This IMF bailout package will be Pakistan’s last: Asad Umar
ISLAMABAD: Federal Minister for Finance, Asad Umar, says the next International Monetary Fund (IMF) programme being pursued by the incumbent government will be Pakistan’s last.
He made this statement during a meeting with stockbrokers at the Pakistan Stock Exchange in Karachi today.
Insisting that the Pakistan’s economy is already on road to recovery, Mr. Umar said he arrived to especially meet the traders to dispel their reservations about the economy and the market.
“There is tremendous [room for] growth in the stock market,” Umar told the market representatives but agreed that “measures need to be taken in order to improve the market’s [recent performance]”.
About revival of the industries in Punjab, the finance minister said the incumbent government had decrease gas rates for Punjab’s export industry. Umar urged business community to play their effective role to improve export development.
The minister said that tax imposition on real estate sector was essential for the revival of the economy, adding that FBR should come up with the system for “Neat and Clean” valuation of the property.
The government on Oct 8 decided to approach the IMF for bailout package, calling it an ‘economic recovery programme’
“We will work for the betterment of the capital market and improve the overall atmosphere for investment,” the minister vowed, but stressed that the stock market’s fortunes are directly linked with the economy’s health. “If the economy will grow, the market will grow.”
The finance minister defended his policies aimed at curbing imports, saying: “The country was heading rapidly towards bankruptcy. I have to save 210 million Pakistanis.”

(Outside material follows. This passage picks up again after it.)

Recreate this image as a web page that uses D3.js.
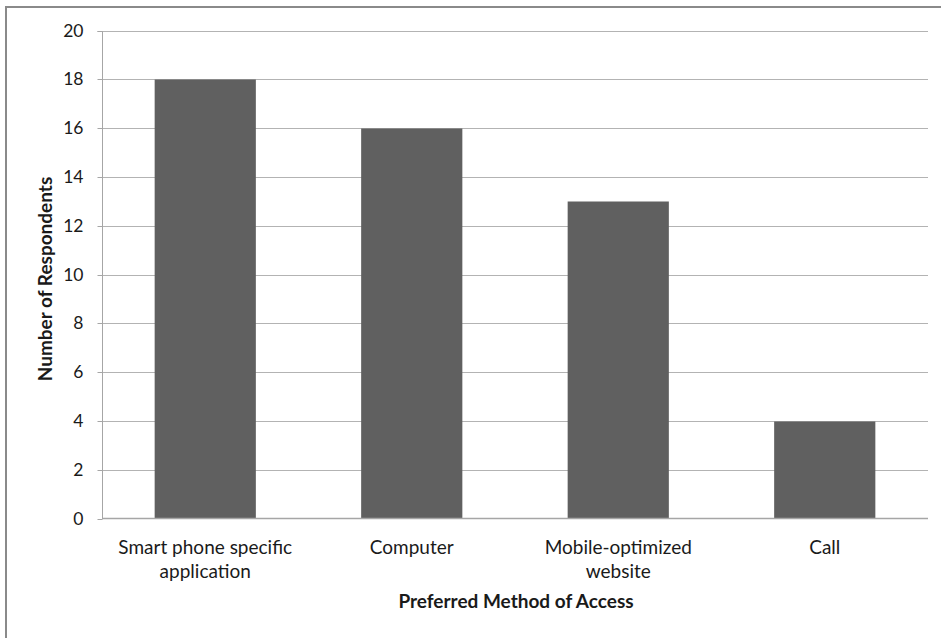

According to a statement released by Ministry of Finance on Oct 8, it said the government, after taking into account the current situation and consultation with the leading economists, decided to approach the IMF for stabilisation and an “economic recovery program”.
The statement explains that immediately upon assuming office, the present government had expressed serious concerns on the dire economic situation of the country and had committed to undertake a quick evaluation of all possible options.
“The government inherited 6.6% of fiscal deficit, more than a trillion rupees of unaccounted for losses in the energy sector and an unprecedented and debilitating current account deficit running at $2 billion a month. To correct the underlying imbalances, fiscal and monetary actions needed to be undertaken without delay,” reads the statement.
The government maintained that Pakistan has availed ten IMF programs since 1990s in one shape or the other but the challenge for the current government is to ensure that fundamental economic structural reforms are carried out to ensure that “this spiral of demanding in an IMF program every few years is broken once and for all”.